_Problem details_.
Filter the records below for the word "this". Copy each line that holds it.

_Extracted material_.
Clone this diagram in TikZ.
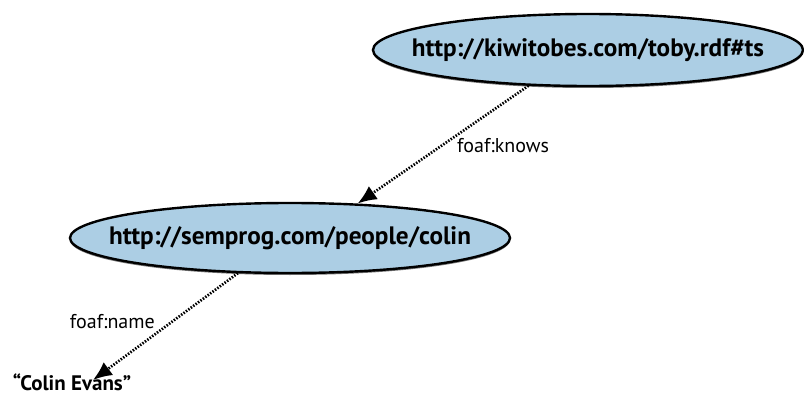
\documentclass[tikz,border=0pt]{standalone}
\usepackage{fontspec}
\setmainfont{PT Sans}
\usetikzlibrary{shapes.geometric,arrows.meta,shadows}
\definecolor{nodeblue}{RGB}{172,206,228}
\begin{document}
\begin{tikzpicture}[x=1pt,y=-1pt,
  resource/.style={ellipse, draw=black, line width=2.4pt, fill=nodeblue,
    inner sep=0pt,
    drop shadow={shadow xshift=0pt, shadow yshift=-2pt, fill=black, opacity=0.55}},
  uri/.style={font=\bfseries\fontsize{25.2}{28}\selectfont, inner sep=0pt},
  literal/.style={font=\bfseries\fontsize{21}{24}\selectfont, inner sep=0pt, anchor=base},
  prop/.style={font=\fontsize{20}{23}\selectfont, inner sep=0pt},
  rel/.style={line width=2.7pt, dash pattern=on 1.5pt off 1.5pt,
    -{Latex[length=19pt,width=16pt]}}]
\useasboundingbox (0,0) rectangle (804,396);
% the two resources
\node[resource, minimum width=430pt, minimum height=72pt] (toby) at (588,50) {};
\node[uri] (tobyuri) at (toby.center) {http://kiwitobes.com/toby.rdf\#ts};
\node[resource, minimum width=440pt, minimum height=70pt] (colin) at (290,238) {};
\node[uri] (colinuri) at (colin.center) {http://semprog.com/people/colin};
% the literal value
\node[literal] (name) at (72,390) {“Colin Evans”};
\coordinate (nameTip) at (93,380);
% the properties
\draw[rel] (toby.211) -- (colin.27);
\node[prop, anchor=west] (knows) at (457,146) {foaf:knows};
\draw[rel] (colin.214) -- (nameTip);
\node[prop, anchor=east] (namelbl) at (155,322) {foaf:name};
\end{tikzpicture}
\end{document}
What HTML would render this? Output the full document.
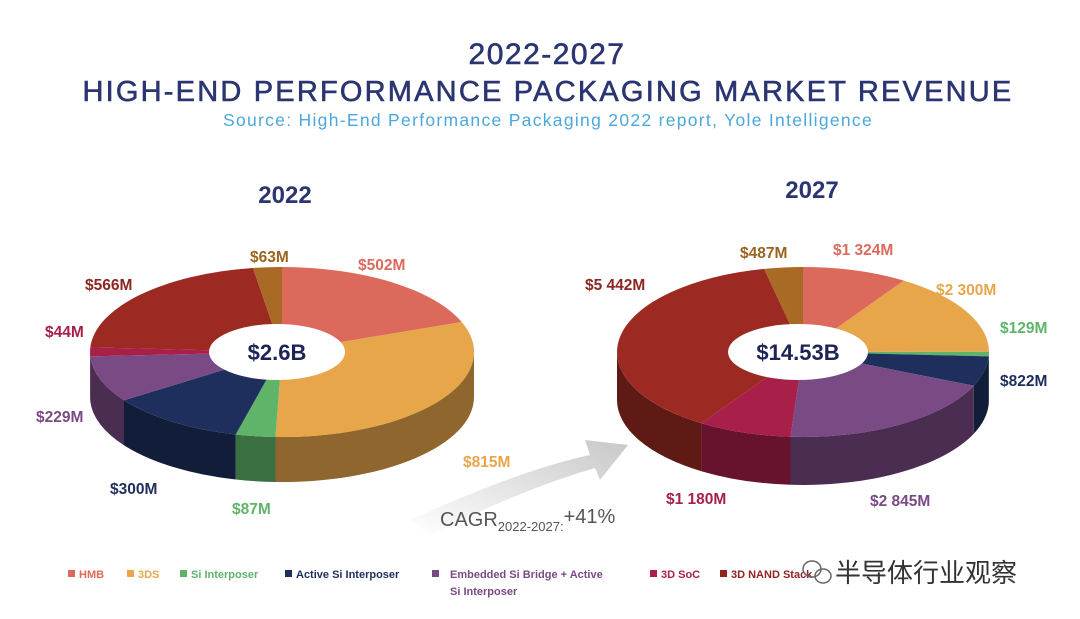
<!DOCTYPE html>
<html><head><meta charset="utf-8"><style>
body{margin:0;width:1080px;height:619px;background:#fff;overflow:hidden;font-family:"Liberation Sans","Noto Sans CJK SC",sans-serif}
svg{position:absolute;left:0;top:0}
</style></head><body>
<svg id="s" width="1080" height="619" viewBox="0 0 1080 619" xmlns="http://www.w3.org/2000/svg">
<defs>
<linearGradient id="arr" x1="0" y1="1" x2="1" y2="0"><stop offset="0" stop-color="#fff"/><stop offset="1" stop-color="#c8c8c8"/></linearGradient>
</defs>
<text x="547" y="64" text-anchor="middle" font-size="30" fill="#2b3571" stroke="#2b3571" stroke-width="0.6" letter-spacing="1.5">2022-2027</text>
<text x="548" y="101" text-anchor="middle" font-size="29" fill="#2b3571" stroke="#2b3571" stroke-width="0.6" letter-spacing="2.2">HIGH-END PERFORMANCE PACKAGING MARKET REVENUE</text>
<text x="548" y="126" text-anchor="middle" font-size="17.5" fill="#4aa8dc" letter-spacing="1.3">Source: High-End Performance Packaging 2022 report, Yole Intelligence</text>
<text x="285" y="203" text-anchor="middle" font-size="24" font-weight="bold" fill="#2b3571">2022</text>
<text x="812" y="198" text-anchor="middle" font-size="24" font-weight="bold" fill="#2b3571">2027</text>
<path d="M410 520 Q520 470 590 455 L585 440 L628 445 L600 480 L595 468 Q520 490 430 535 Z" fill="url(#arr)"/>
<g id="pies"></g>
<text x="440" y="526" font-size="20" fill="#555">CAGR<tspan font-size="13" dy="5">2022-2027:</tspan><tspan dy="-8" font-size="20">+41%</tspan></text>
<g font-size="15.5" font-weight="bold">
<text x="250" y="262" fill="#9a6420">$63M</text>
<text x="358" y="270" fill="#dc6a5c">$502M</text>
<text x="85" y="290" fill="#8e2520">$566M</text>
<text x="45" y="337" fill="#a8204a">$44M</text>
<text x="36" y="422" fill="#7a4a85">$229M</text>
<text x="463" y="467" fill="#e8a64a">$815M</text>
<text x="110" y="494" fill="#1e2f5e">$300M</text>
<text x="232" y="514" fill="#5fb46a">$87M</text>
<text x="740" y="258" fill="#9a6420">$487M</text>
<text x="833" y="255" fill="#dc6a5c">$1 324M</text>
<text x="585" y="290" fill="#8e2520">$5 442M</text>
<text x="936" y="295" fill="#e8a64a">$2 300M</text>
<text x="1000" y="333" fill="#5fb46a">$129M</text>
<text x="1000" y="386" fill="#1e2f5e">$822M</text>
<text x="666" y="504" fill="#a8204a">$1 180M</text>
<text x="870" y="506" fill="#7a4a85">$2 845M</text>
</g>
<g font-size="11" font-weight="bold">
<rect x="68" y="570" width="7" height="7" fill="#dc6a5c"/><text x="79" y="578" fill="#dc6a5c">HMB</text>
<rect x="127" y="570" width="7" height="7" fill="#e8a64a"/><text x="138" y="578" fill="#e8a64a">3DS</text>
<rect x="180" y="570" width="7" height="7" fill="#5fb46a"/><text x="191" y="578" fill="#5fb46a">Si Interposer</text>
<rect x="285" y="570" width="7" height="7" fill="#1e2f5e"/><text x="296" y="578" fill="#1e2f5e">Active Si Interposer</text>
<rect x="432" y="570" width="7" height="7" fill="#7a4a85"/><text x="450" y="578" fill="#7a4a85">Embedded Si Bridge + Active</text>
<text x="450" y="595" fill="#7a4a85">Si Interposer</text>
<rect x="650" y="570" width="7" height="7" fill="#a8204a"/><text x="661" y="578" fill="#a8204a">3D SoC</text>
<rect x="720" y="570" width="7" height="7" fill="#8e2520"/><text x="731" y="578" fill="#8e2520">3D NAND Stack</text>
</g>
<g fill="none" stroke="#666" stroke-width="1.5"><ellipse cx="812" cy="569" rx="9" ry="8"/><ellipse cx="823" cy="576" rx="8" ry="7"/></g>
<text x="835" y="582" font-size="26" fill="#333">半导体行业观察</text>
</svg>
<script>
function dk(c,f){var n=parseInt(c.slice(1),16),r=(n>>16)*f,g=((n>>8)&255)*f,b=(n&255)*f;return"rgb("+(r|0)+","+(g|0)+","+(b|0)+")";}
var cols=["#dc6a5c","#e8a64a","#5fb46a","#1e2f5e","#7a4a85","#a8204a","#9c2a22","#a86a24"];
function pie(cx,cy,rx,ry,d,vals,hrx,hry,lab){
 var g=document.getElementById("pies"),tot=vals.reduce(function(a,b){return a+b},0),a=0,h="";
 function P(t,dy){return (cx+rx*Math.sin(t)).toFixed(1)+","+(cy-ry*Math.cos(t)+dy).toFixed(1);}
 var sl=[];vals.forEach(function(v,i){var b=a+v/tot*2*Math.PI;sl.push([a,b,cols[i]]);a=b;});
 sl.forEach(function(s){var a1=Math.max(s[0],Math.PI/2),a2=Math.min(s[1],1.5*Math.PI);if(a2<=a1)return;
  h+='<path d="M'+P(a1,0)+' A'+rx+','+ry+' 0 0 1 '+P(a2,0)+' L'+P(a2,d)+' A'+rx+','+ry+' 0 0 0 '+P(a1,d)+' Z" fill="'+dk(s[2],0.62)+'"/>';});
 sl.forEach(function(s){var lg=(s[1]-s[0])>Math.PI?1:0;
  h+='<path d="M'+cx+','+cy+' L'+P(s[0],0)+' A'+rx+','+ry+' 0 '+lg+' 1 '+P(s[1],0)+' Z" fill="'+s[2]+'"/>';});
 h+='<ellipse cx="'+(cx-5)+'" cy="'+cy+'" rx="'+hrx+'" ry="'+hry+'" fill="#fff"/>';
 h+='<text x="'+(cx-5)+'" y="'+(cy+8)+'" text-anchor="middle" font-size="22" font-weight="bold" fill="#1e2455">'+lab+'</text>';
 g.insertAdjacentHTML("beforeend",h);
}
pie(282,352,192,85,45,[502,815,87,300,229,44,566,63],68,28,"$2.6B");
pie(803,352,186,85,48,[1324,2300,129,822,2845,1180,5442,487],70,28,"$14.53B");
</script>
</body></html>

_Correct response_.
Clone this diagram in TikZ.
What HTML would render this? Output the full document.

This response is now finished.